Because of their speed, AI weather forecast models have been attractive but have lacked precision for two reasons. First, the existing AI meteorological forecast models are based on 2D neural networks, which cannot process uneven 3D meteorological data well. Second, medium-range weather forecast can suffer from cumulative forecast errors when the model is called too many times.

How Pangu-Weather addresses these challenges

During scientific trials, Pangu-Weather model has demonstrated its higher precision compared to traditional numerical prediction methods for forecasts of 1 hour to 7 days, with a prediction speed gain of 10,000 times. The model can accurately predict in seconds fine-grained meteorological features including humidity, wind speed, temperature, and sea level pressure.

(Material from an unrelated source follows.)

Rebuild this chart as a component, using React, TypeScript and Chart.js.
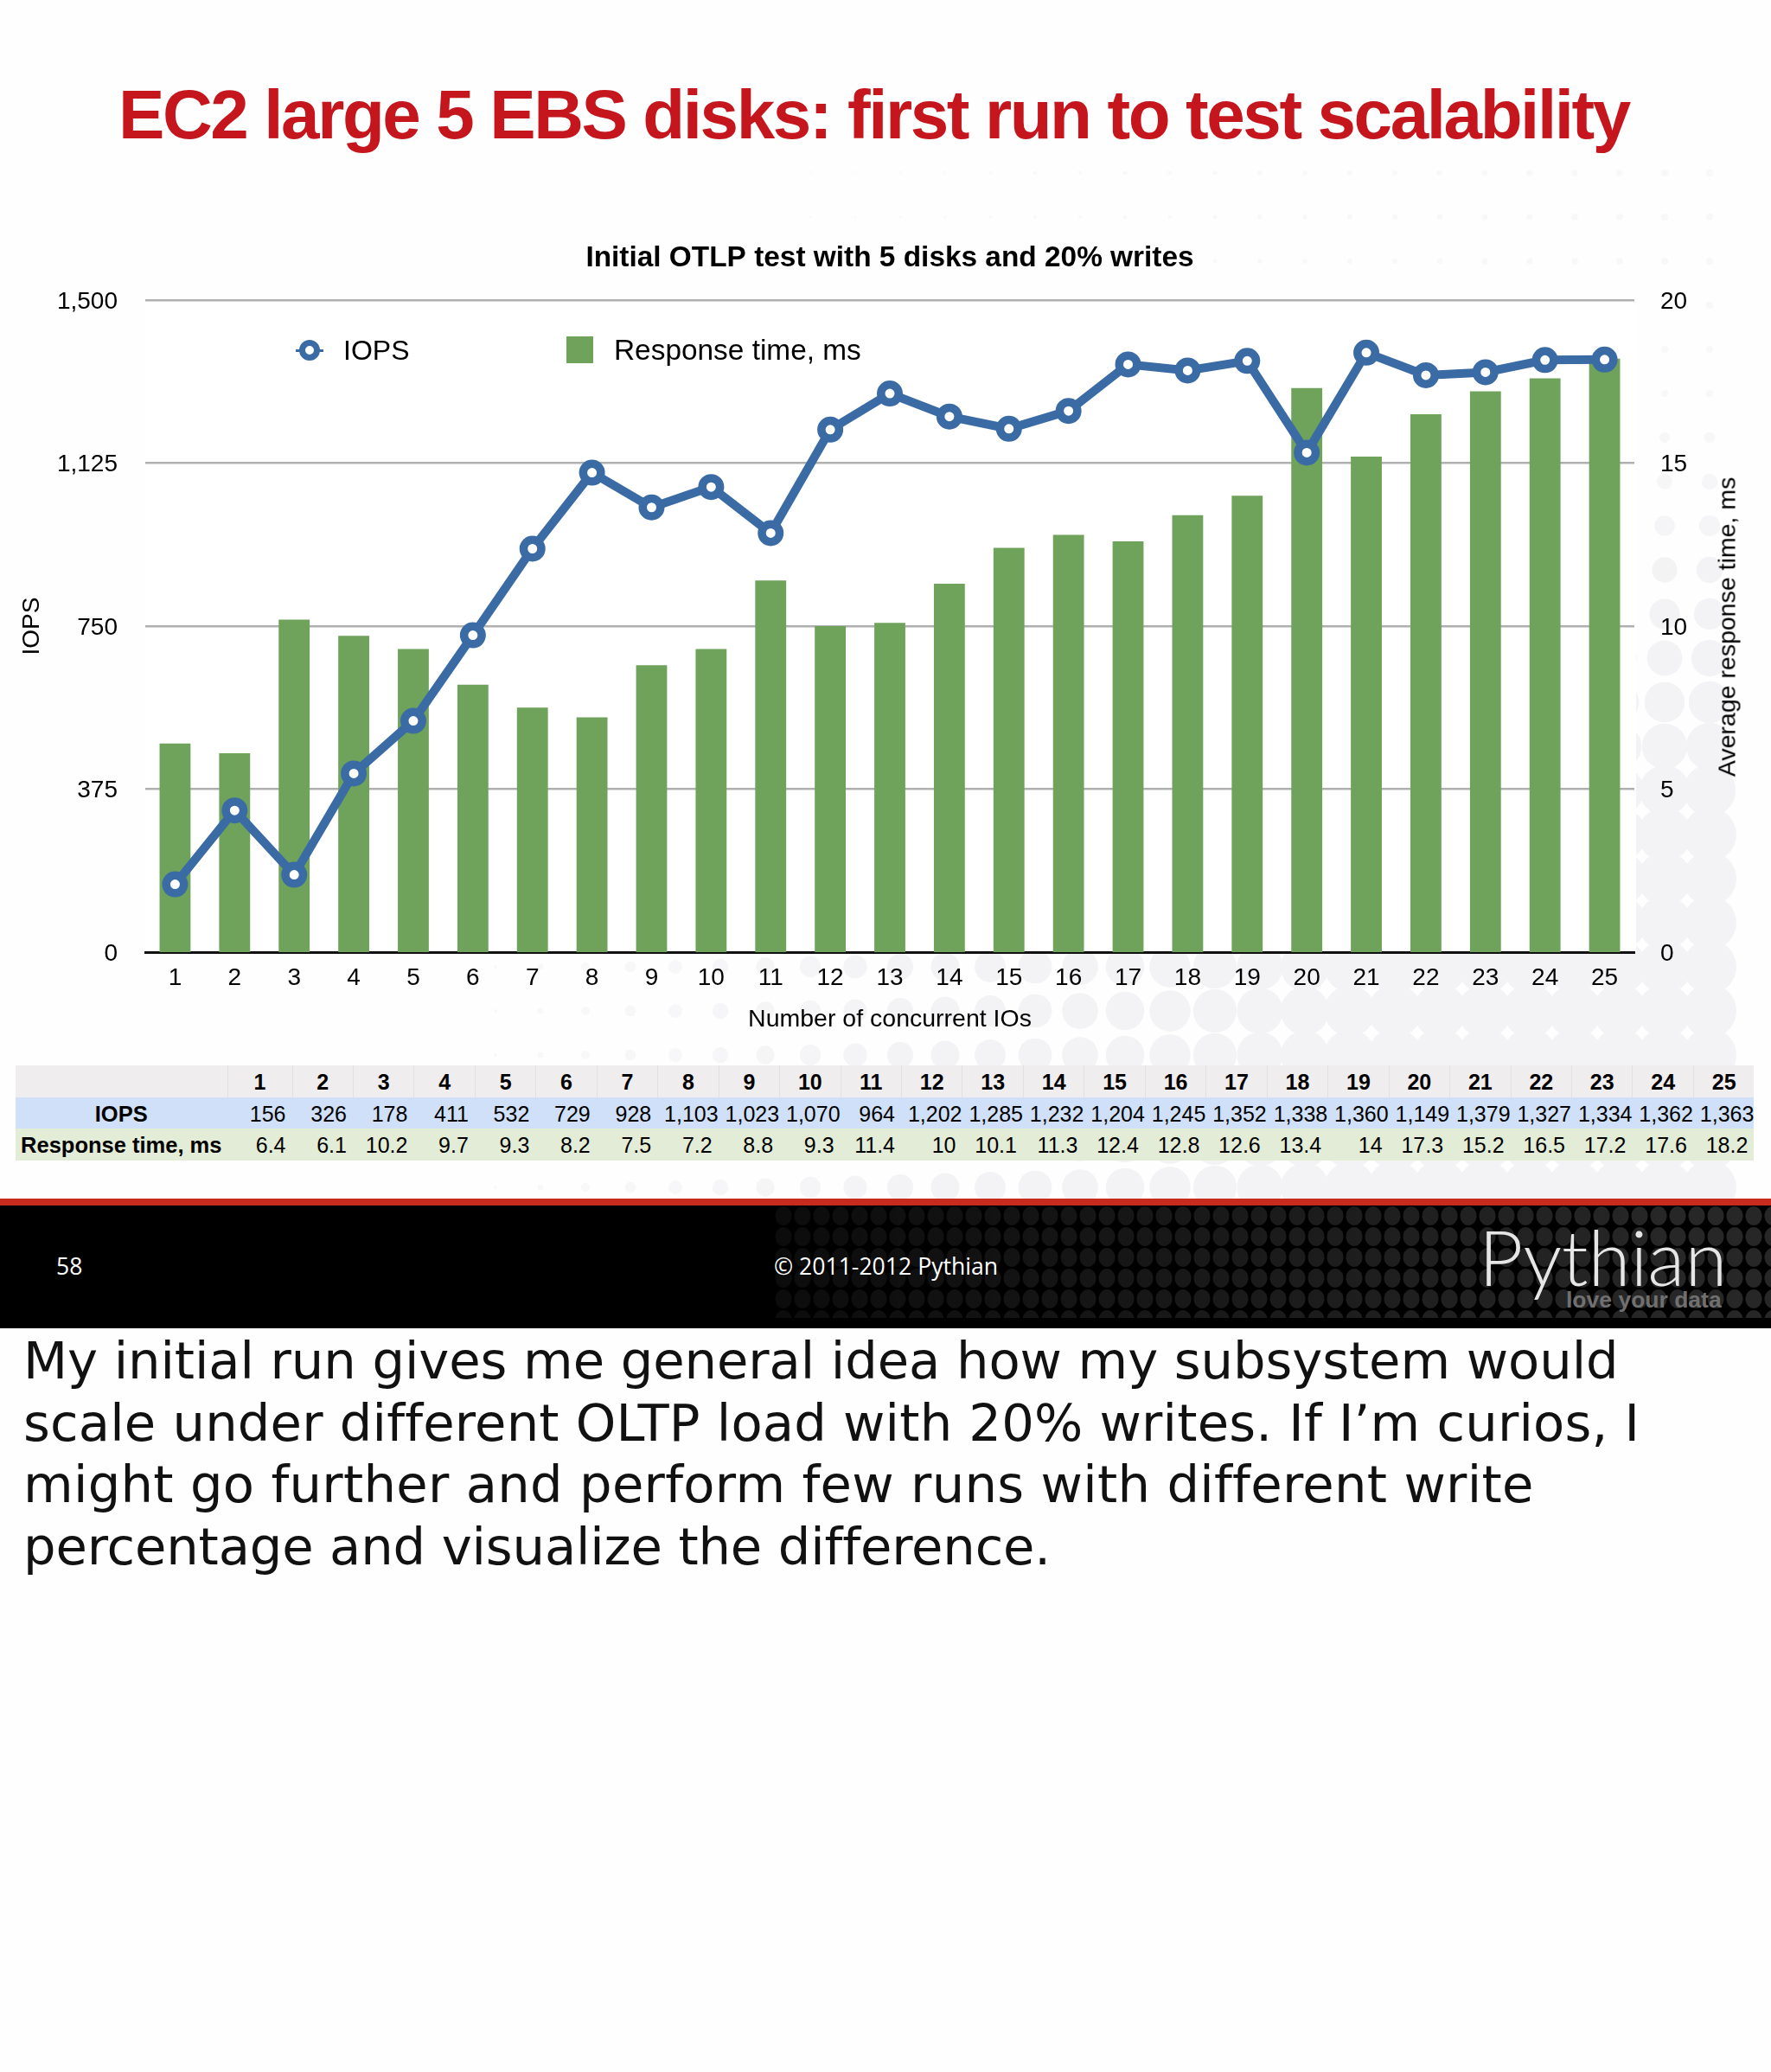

The model uses a 3D Earth-Specific Transformer (3DEST) architecture to process complex non-uniform 3D meteorological data. Using a hierarchical, temporal, aggregation strategy, the model was trained for different forecast intervals using 1 hour, 3-hour, 6- hour and 24-hour intervals. This resulted in a minimization of the quantity of iterations for predicting a meteorological condition at a specific time and a reduction in erroneous forecasts.

To train the model for specific time intervals, the researchers trained 100 epochs (cycles) using hourly samples of weather data from 1979-2021. Each of the sub-models that resulted required 16 days of training on 192 V100 graphics cards. Pangu-Weather Model can now complete 24-hour global weather forecasts in just 1.4 seconds on a V100 graphics card, a 10,000-time improvement compared with the traditional numerical prediction.

Explaining why the HUAWEI CLOUD AI team chose to focus on weather predictions, Dr. Tian Qi, Chief Scientist of HUAWEI CLOUD AI Field, an IEEE Fellow, and Academician of the International Eurasian Academy of Sciences, explained “Weather forecasting is one of the most important scenarios in the field of scientific computing because meteorological prediction is a very complex system, yet it is difficult to cover all aspects of mathematical and physical knowledge. We are therefore delighted that our research has been recognized by the Nature magazine. AI models can mine statistical laws of atmospheric evolution from massive data. At present, Pangu-Weather mainly completes the work of the forecast system, and its main ability is to predict the evolution of atmospheric states. Our ultimate goal is to build next-generation weather forecasting framework using AI technologies to strengthen the existing forecasting systems. “

Commenting on the significance and quality of the research by HUAWEI CLOUD, academic reviewers from Nature explained that not only is Pangu-Weather very easy to download and run, but that it executed quickly on even a desktop computer. This means that anyone in the meteorological community can now run and test these models to their hearts’ desire. What a great opportunity for the community to explore how well the model predicts specific phenomena. That’s going to help with progress in the field. Another reviewer noted that the results themselves are a significant step beyond previous results. This work will make people reevaluate what forecasting models might look like in the future.

In May 2023, Typhoon Mawar caught the world’s attention as the strongest tropical cyclone of the year thus far. According to the China Meteorological Administration, Pangu-Weather accurately predicted the trajectory of Typhoon Mawar five days before it changed course in the eastern waters of the islands of Taiwan.

In addition, in order to continuously advance leading AI weather forecast models, stable cloud environments, work suites, and corresponding O&M are also essential.